On April 2019, the U.S. Commission on International Religious Freedom (USCIRF) added Russia to its list of “Countries of Particular Concern” (CPC), a list of countries “whose government engages in or tolerates particularly severe religious freedom violations.”
This rise in Christian persecution is tied to Russia instituting the Yarovaya Law in 2016.
The Yarovaya Law outlawed house churches, forced missionaries to have government permits, and forbid Christians from evangelizing outside of church.
Forum18, a news service that reports on Religious Freedom in Russia and Central Asia, details 159 anti-missionary prosecutions in 2018 alone.
In one of these cases, a Baptist Christian named Eldar Akhundov was fined simply because a stranger asked for spiritual help and Akhundov invited him to worship together. Another Christian was arrested because he supplied a stranger with a religious booklet after the man asked him for one.
The issue needs to be brought to the attention of Christians here in Korea and around the world, for both prayer and mission reasons. In Korea, our research reveals less than five news reports in Korean Christian media on the subject of Russian anti-missionary prosecutions. Furthermore, the most recent of these articles was in 2017.

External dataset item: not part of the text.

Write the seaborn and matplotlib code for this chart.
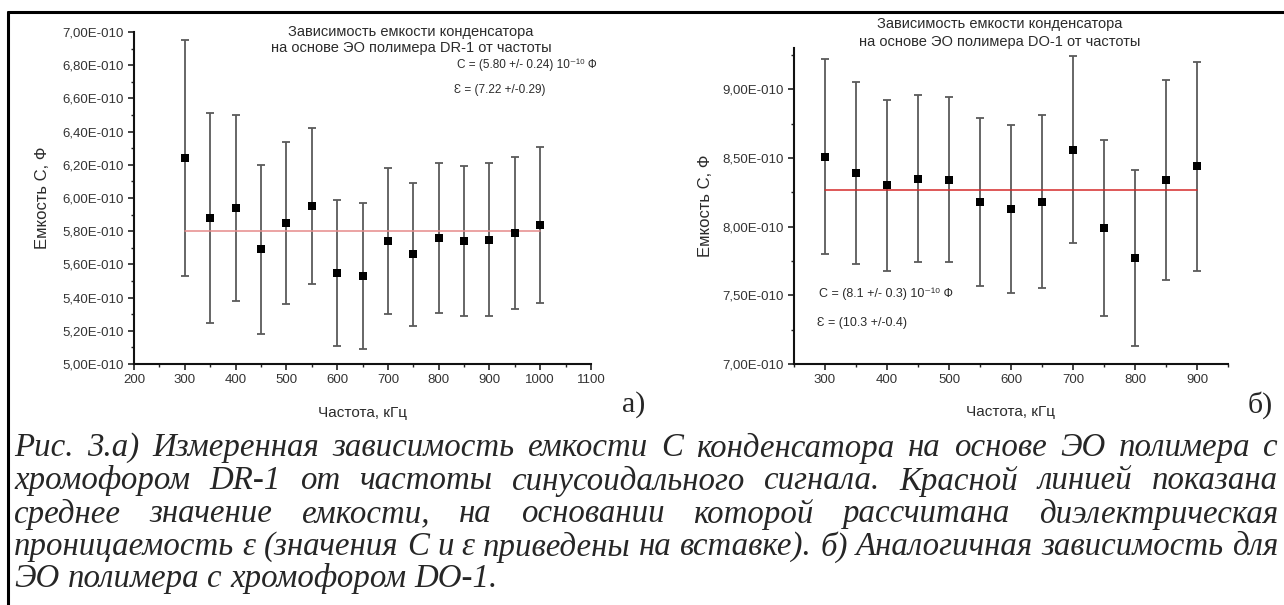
import matplotlib
matplotlib.use('Agg')
import matplotlib.pyplot as plt
import seaborn as sns
import pandas as pd
from matplotlib import ticker
from matplotlib.lines import Line2D

# capacitance values in units of 1e-10 F
freq_dr = [300, 350, 400, 450, 500, 550, 600, 650, 700, 750, 800, 850, 900, 950, 1000]
c_dr = [6.24, 5.88, 5.94, 5.69, 5.85, 5.95, 5.55, 5.53, 5.74, 5.66, 5.76, 5.74, 5.75, 5.79, 5.84]
err_dr = [0.71, 0.63, 0.56, 0.51, 0.49, 0.47, 0.44, 0.44, 0.44, 0.43, 0.45, 0.45, 0.46, 0.46, 0.47]
mean_dr = 5.80

freq_do = [300, 350, 400, 450, 500, 550, 600, 650, 700, 750, 800, 850, 900]
c_do = [8.51, 8.39, 8.30, 8.35, 8.34, 8.18, 8.13, 8.18, 8.56, 7.99, 7.77, 8.34, 8.44]
err_do = [0.71, 0.66, 0.62, 0.61, 0.60, 0.61, 0.61, 0.63, 0.68, 0.64, 0.64, 0.73, 0.76]
mean_do = 8.27

xticks_dr = [200, 300, 400, 500, 600, 700, 800, 900, 1000, 1100]
yticks_dr = [5.0, 5.2, 5.4, 5.6, 5.8, 6.0, 6.2, 6.4, 6.6, 6.8, 7.0]
ylabels_dr = ['5,00E-010', '5,20E-010', '5,40E-010', '5,60E-010', '5,80E-010', '6,00E-010',
              '6,20E-010', '6,40E-010', '6,60E-010', '6,80E-010', '7,00E-010']
xticks_do = [300, 400, 500, 600, 700, 800, 900]
yticks_do = [7.0, 7.5, 8.0, 8.5, 9.0]
ylabels_do = ['7,00E-010', '7,50E-010', '8,00E-010', '8,50E-010', '9,00E-010']

caption = [
    "Рис. 3.а) Измеренная зависимость емкости С конденсатора на основе ЭО полимера с",
    "хромофором DR-1 от частоты синусоидального сигнала. Красной линией показана",
    "среднее значение емкости, на основании которой рассчитана диэлектрическая",
    "проницаемость ε (значения С и ε приведены на вставке). б) Аналогичная зависимость для",
    "ЭО полимера с хромофором DO-1.",
]

sns.set_style('white')
plt.rcParams['font.family'] = ['Liberation Sans', 'DejaVu Sans']

W, H = 1284, 605
fig = plt.figure(figsize=(W / 100, H / 100), dpi=100)
txt = '#2b2b2b'


def px(x, y):
    return x / W, 1 - y / H


def panel(rect, freq, c, err, mean, xlim, ylim, xticks, yticks, ylabels, red):
    ax = fig.add_axes(rect)
    df = pd.DataFrame({'f': freq, 'c': c, 'e': err})
    ax.errorbar(df['f'], df['c'], yerr=df['e'], fmt='none', ecolor='#5a5a5a',
                elinewidth=1.3, capsize=2.6, capthick=1.3, zorder=2)
    sns.lineplot(x=[freq[0], freq[-1]], y=[mean, mean], color=red, lw=1.1, ax=ax, zorder=3)
    sns.scatterplot(data=df, x='f', y='c', marker='s', color='black', s=34,
                    linewidth=0, ax=ax, zorder=4)
    ax.set_xlim(*xlim)
    ax.set_ylim(*ylim)
    ax.set_xticks(xticks)
    ax.set_xticklabels([str(v) for v in xticks])
    ax.set_yticks(yticks)
    ax.set_yticklabels(ylabels)
    ax.xaxis.set_minor_locator(ticker.MultipleLocator(50))
    ax.yaxis.set_minor_locator(ticker.MultipleLocator((yticks[1] - yticks[0]) / 2))
    ax.tick_params(which='major', direction='out', length=4.5, width=1.2, color='#222222',
                   labelsize=9.5, labelcolor='#333333', pad=3, left=True, bottom=True)
    ax.tick_params(which='minor', direction='out', length=2.5, width=1.0, color='#222222',
                   left=True, bottom=True)
    for s in ['top', 'right']:
        ax.spines[s].set_visible(False)
    for s in ['left', 'bottom']:
        ax.spines[s].set_color('#111111')
        ax.spines[s].set_linewidth(1.5)
    ax.set_xlabel('Частота, кГц', fontsize=11, color=txt)
    ax.set_ylabel('Емкость С, Ф', fontsize=12, color=txt)
    ax.grid(False)
    ax.set_facecolor('none')
    return ax


ax1 = panel([134 / W, 1 - 364 / H, 457 / W, 332 / H], freq_dr, c_dr, err_dr, mean_dr,
            (200, 1100), (5.0, 7.0), xticks_dr, yticks_dr, ylabels_dr, '#e58a8a')
ax2 = panel([794 / W, 1 - 364 / H, 434 / W, 316 / H], freq_do, c_do, err_do, mean_do,
            (250, 950), (7.0, 9.3), xticks_do, yticks_do, ylabels_do, '#d42a2a')

ax1.yaxis.set_label_coords(-0.183, 0.5)
ax2.yaxis.set_label_coords(-0.186, 0.5)
ax1.xaxis.set_label_coords(0.5, -0.125)
ax2.xaxis.set_label_coords(0.5, -0.131)

fig.text(*px(411, 40), 'Зависимость емкости конденсатора\nна основе ЭО полимера DR-1 от частоты',
         ha='center', va='center', fontsize=10.5, color=txt, linespacing=1.25)
fig.text(*px(1000, 33), 'Зависимость емкости конденсатора\nна основе ЭО полимера DO-1 от частоты',
         ha='center', va='center', fontsize=10.5, color=txt, linespacing=1.35)

ax1.text(836, 6.80, 'C = (5.80 +/- 0.24) 10⁻¹⁰ Ф', fontsize=8.5, color=txt, va='center')
ax1.text(830, 6.65, 'Ɛ = (7.22 +/-0.29)', fontsize=8.5, color=txt, va='center')
ax2.text(290, 7.51, 'C = (8.1 +/- 0.3) 10⁻¹⁰ Ф', fontsize=9, color=txt, va='center')
ax2.text(287, 7.30, 'Ɛ = (10.3 +/-0.4)', fontsize=9, color=txt, va='center')

serif = ['Liberation Serif', 'DejaVu Serif']
fig.text(*px(622, 405), 'а)', family=serif, fontsize=21.5, va='center', ha='left')
fig.text(*px(1248, 405), 'б)', family=serif, fontsize=21.5, va='center', ha='left')

# frame of the table cell
fig.add_artist(Line2D([8 / W, 1], [1 - 12 / H] * 2, color='black', lw=2.2))
fig.add_artist(Line2D([8 / W] * 2, [0, 1 - 12 / H], color='black', lw=2.2))

# justified italic caption
fig.canvas.draw()
rend = fig.canvas.get_renderer()
probe = fig.text(0, 0, 'проницаемость ε (значения', family=serif, style='italic', fontsize=20)
pw = probe.get_window_extent(rend).width
probe.remove()
cap_fs = 20 * 383 / pw

x_left, x_right = 14, 1278
line_y = [448, 481, 514, 547, 579]
for i, (line, y) in enumerate(zip(caption, line_y)):
    words = line.split(' ')
    items = [fig.text(0, 1 - y / H, w, family=serif, style='italic', fontsize=cap_fs,
                      va='center', ha='left') for w in words]
    widths = [t.get_window_extent(rend).width for t in items]
    if i < len(caption) - 1:
        gap = (x_right - x_left - sum(widths)) / (len(words) - 1)
    else:
        sp = fig.text(0, 0, 'a a', family=serif, style='italic', fontsize=cap_fs)
        sp2 = fig.text(0, 0, 'aa', family=serif, style='italic', fontsize=cap_fs)
        gap = sp.get_window_extent(rend).width - sp2.get_window_extent(rend).width
        sp.remove()
        sp2.remove()
    x = x_left
    for t, w in zip(items, widths):
        t.set_x(x / W)
        x += w + gap

fig.savefig('out.png', dpi=100)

Of the 159 prosecutions, only one involved a Korean: a woman who was a member of the World Mission Society Church of God. Though this group is considered a cult, the charges brought against her should concern all missionaries traveling to Russia, whether Korean or otherwise, cult or true Christian.
That’s because this Korean woman was arrested for “dissemination of information about her beliefs among people who are not members of this religious association, with the aim of involving them in the association.” That’s exactly what Christian missionaries do, too. As a result, we must make sure churches and missionaries serving in Russia are prayerful and prepared.

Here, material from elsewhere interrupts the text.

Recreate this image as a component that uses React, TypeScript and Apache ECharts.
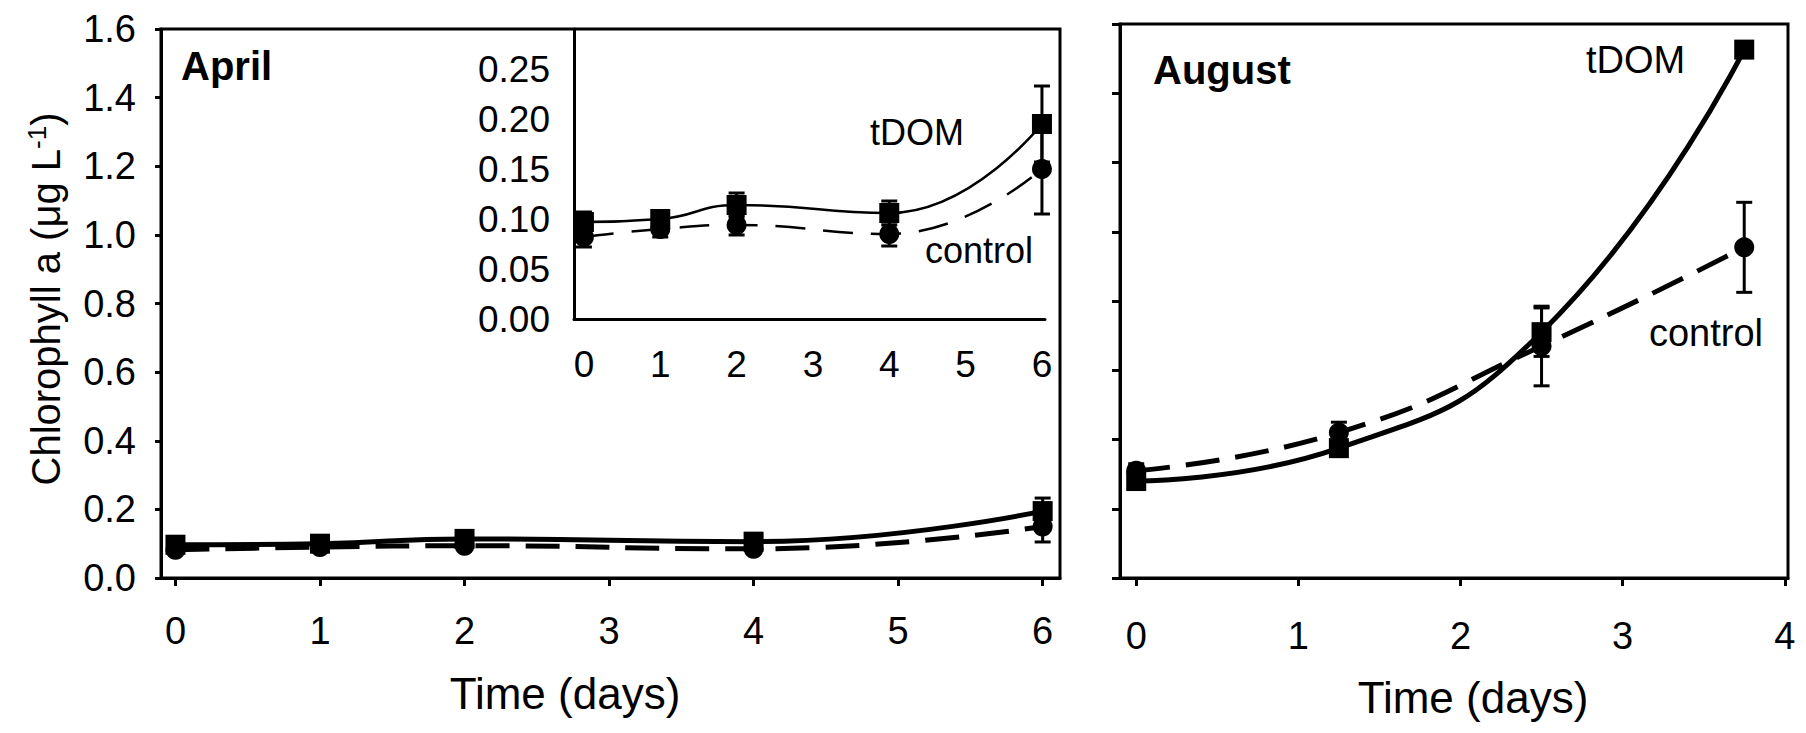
import React, { useEffect, useRef } from 'react';
import * as echarts from 'echarts';

const FONT = '"Liberation Sans", Arial, Helvetica, sans-serif';

// April (days 0..6)
const aprDays = [0, 1, 2, 4, 6];
const aprTdom = [0.097, 0.1, 0.114, 0.106, 0.195];
const aprTdomErr = [0.01, 0.008, 0.012, 0.012, 0.038];
const aprCtrl = [0.082, 0.09, 0.094, 0.085, 0.15];
const aprCtrlErr = [0.01, 0.008, 0.01, 0.012, 0.045];

// August (days 0..3.75)
const augDays = [0, 1.25, 2.5, 3.75];
const augTdom = [0.28, 0.375, 0.71, 1.526];
const augTdomErr = [0.02, 0.02, 0.07, 0.02];
const augCtrl = [0.31, 0.42, 0.67, 0.955];
const augCtrlErr = [0.02, 0.03, 0.115, 0.13];

// tick values
const aprXTicks = [0, 1, 2, 3, 4, 5, 6];
const augXTicks = [0, 1, 2, 3, 4];
const insetYTicks = [0, 0.05, 0.1, 0.15, 0.2, 0.25];

const pairs = (xs: number[], ys: number[]) => xs.map((x, i) => [x, ys[i]]);
const errs = (xs: number[], ys: number[], es: number[]) => xs.map((x, i) => [x, ys[i], es[i]]);

const errRender = (capHalf: number, lw: number) => (params: any, api: any) => {
  const x = api.value(0);
  const y = api.value(1);
  const e = api.value(2);
  const t = api.coord([x, y + e]);
  const b = api.coord([x, y - e]);
  const st = { stroke: '#000', lineWidth: lw };
  return {
    type: 'group',
    children: [
      { type: 'line', shape: { x1: t[0], y1: t[1], x2: b[0], y2: b[1] }, style: st },
      { type: 'line', shape: { x1: t[0] - capHalf, y1: t[1], x2: t[0] + capHalf, y2: t[1] }, style: st },
      { type: 'line', shape: { x1: b[0] - capHalf, y1: b[1], x2: b[0] + capHalf, y2: b[1] }, style: st },
    ],
  };
};

const lineSeries = (idx: number, data: number[][], dashed: boolean, width: number, symbol: string, dash: number[]) => ({
  type: 'line',
  xAxisIndex: idx,
  yAxisIndex: idx,
  data,
  smooth: 0.5,
  symbol,
  symbolSize: 20,
  showSymbol: true,
  lineStyle: { color: '#000', width, type: dashed ? dash : 'solid' },
  itemStyle: { color: '#000' },
  z: 3,
  silent: true,
});

const errSeries = (idx: number, data: number[][]) => ({
  type: 'custom',
  xAxisIndex: idx,
  yAxisIndex: idx,
  renderItem: errRender(8, 3),
  data,
  encode: { x: 0, y: 1 },
  z: 4,
  silent: true,
});

const axisLine = { show: true, onZero: false, lineStyle: { color: '#000', width: 3 } };
const labelBase = { color: '#000', fontFamily: FONT };

const option: any = {
  animation: false,
  backgroundColor: '#fff',
  grid: [
    { left: 161, top: 29, width: 899, height: 549, show: true, borderColor: '#000', borderWidth: 3 },
    { left: 574, top: 29, width: 471, height: 290 },
    { left: 1120, top: 24, width: 668, height: 554, show: true, borderColor: '#000', borderWidth: 3 },
  ],
  xAxis: [
    {
      gridIndex: 0, type: 'value', min: -0.1, max: 6.12,
      axisLine,
      axisTick: { show: true, customValues: aprXTicks, length: 8, lineStyle: { color: '#000', width: 3 } },
      axisLabel: { ...labelBase, customValues: aprXTicks, margin: 34, fontSize: 38 },
      splitLine: { show: false },
    },
    {
      gridIndex: 1, type: 'value', min: -0.13, max: 6.04,
      axisLine,
      axisTick: { show: false },
      axisLabel: { ...labelBase, customValues: aprXTicks, margin: 27, fontSize: 37 },
      splitLine: { show: false },
    },
    {
      gridIndex: 2, type: 'value', min: -0.1, max: 4.02,
      axisLine,
      axisTick: { show: true, customValues: augXTicks, length: 8, lineStyle: { color: '#000', width: 3 } },
      axisLabel: { ...labelBase, customValues: augXTicks, margin: 39, fontSize: 38 },
      splitLine: { show: false },
    },
  ],
  yAxis: [
    {
      gridIndex: 0, type: 'value', min: 0, max: 1.6, interval: 0.2,
      axisLine,
      axisTick: { show: true, length: 6, lineStyle: { color: '#000', width: 3 } },
      axisLabel: { ...labelBase, margin: 25, fontSize: 38, formatter: (v: number) => v.toFixed(1) },
      splitLine: { show: false },
    },
    {
      gridIndex: 1, type: 'value', min: 0, max: 0.29,
      axisLine,
      axisTick: { show: false },
      axisLabel: { ...labelBase, customValues: insetYTicks, margin: 24, fontSize: 37, formatter: (v: number) => v.toFixed(2) },
      splitLine: { show: false },
    },
    {
      gridIndex: 2, type: 'value', min: 0, max: 1.6, interval: 0.2,
      axisLine,
      axisTick: { show: true, length: 8, lineStyle: { color: '#000', width: 3 } },
      axisLabel: { show: false },
      splitLine: { show: false },
    },
  ],
  series: [
    // April main
    lineSeries(0, pairs(aprDays, aprTdom), false, 5, 'rect', []),
    lineSeries(0, pairs(aprDays, aprCtrl), true, 5, 'circle', [34, 16]),
    errSeries(0, errs(aprDays, aprTdom, aprTdomErr)),
    errSeries(0, errs(aprDays, aprCtrl, aprCtrlErr)),
    // April inset
    lineSeries(1, pairs(aprDays, aprTdom), false, 2.5, 'rect', []),
    lineSeries(1, pairs(aprDays, aprCtrl), true, 2.5, 'circle', [30, 18]),
    errSeries(1, errs(aprDays, aprTdom, aprTdomErr)),
    errSeries(1, errs(aprDays, aprCtrl, aprCtrlErr)),
    // August
    lineSeries(2, pairs(augDays, augTdom), false, 5, 'rect', []),
    lineSeries(2, pairs(augDays, augCtrl), true, 5, 'circle', [34, 16]),
    errSeries(2, errs(augDays, augTdom, augTdomErr)),
    errSeries(2, errs(augDays, augCtrl, augCtrlErr)),
  ],
  graphic: [
    { type: 'text', x: 181, y: 66, silent: true, style: { text: 'April', font: `bold 40px ${FONT}`, fill: '#000', align: 'left', verticalAlign: 'middle' } },
    { type: 'text', x: 1153, y: 70, silent: true, style: { text: 'August', font: `bold 40px ${FONT}`, fill: '#000', align: 'left', verticalAlign: 'middle' } },
    { type: 'text', x: 870, y: 132, silent: true, style: { text: 'tDOM', font: `36px ${FONT}`, fill: '#000', align: 'left', verticalAlign: 'middle' } },
    { type: 'text', x: 1033, y: 250, silent: true, style: { text: 'control', font: `36px ${FONT}`, fill: '#000', align: 'right', verticalAlign: 'middle' } },
    { type: 'text', x: 1586, y: 60, silent: true, style: { text: 'tDOM', font: `38px ${FONT}`, fill: '#000', align: 'left', verticalAlign: 'middle' } },
    { type: 'text', x: 1763, y: 333, silent: true, style: { text: 'control', font: `38px ${FONT}`, fill: '#000', align: 'right', verticalAlign: 'middle' } },
    { type: 'text', x: 565, y: 693, silent: true, style: { text: 'Time (days)', font: `44px ${FONT}`, fill: '#000', align: 'center', verticalAlign: 'middle' } },
    { type: 'text', x: 1473, y: 697, silent: true, style: { text: 'Time (days)', font: `44px ${FONT}`, fill: '#000', align: 'center', verticalAlign: 'middle' } },
    {
      type: 'text', x: 46, y: 299, rotation: Math.PI / 2, silent: true,
      style: {
        text: '{b|Chlorophyll a (μg L}{s|-1}{b|)}',
        align: 'center', verticalAlign: 'middle',
        rich: {
          b: { fontSize: 40, fontFamily: FONT, fill: '#000', lineHeight: 44 },
          s: { fontSize: 26, fontFamily: FONT, fill: '#000', verticalAlign: 'top', lineHeight: 44 },
        },
      },
    },
  ],
};

export default function App() {
  const ref = useRef<HTMLDivElement>(null);
  useEffect(() => {
    document.body.style.margin = '0';
    const chart = echarts.init(ref.current as HTMLDivElement, null, { renderer: 'svg', width: 1806, height: 733 });
    chart.setOption(option);
    return () => chart.dispose();
  }, []);
  return <div ref={ref} style={{ width: 1806, height: 733, background: '#fff' }} />;
}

Voice of the Martyrs Korea is joining USCIRF in labeling Russia a “country of particular concern” and noting an urgent need to prepare Russian Christians for persecution. We should remember that Voice of the Martyrs global founders, Pastor Richard and Sabina Wurmbrand, began ministering to Russians in the 1940s.
The Wurmbrands were Romanian Christians who risked their lives to smuggle Bibles and financial aid to Russian Christians who were persecuted by communists. When the communists took over Romania, the Wurmbrands themselves experienced persecution. Pastor Wurmbrand was imprisoned for 14 years, and Sabina spent three years in slave labor camps and prisons. Instead of cursing the communists, Pastor Wurmbrand wrote, “I hated communism, but I loved the Russians.”
In light of Voice of the Martyrs’ longstanding commitment to partnering with Russia’s Christians and missionaries, we are urging Christian media, mission agencies, and churches to join us in monitoring the situation in Russia closely. We invite Christians interested in Russian mission to join us in undertaking persecution preparedness outreach to Russian Pastors.
Unfortunately much of the Glasnost-era interaction between Russian (and Russian speaking) Christians and those in the US, South Korea, and Europe prepared Russian Christians for prosperity, not persecution. That is why we are in the process of translating and publishing a Russian language edition of our book, Preparing for the Underground Church, and mobilizing a team to develop resources and training events for Russian pastors and missionaries.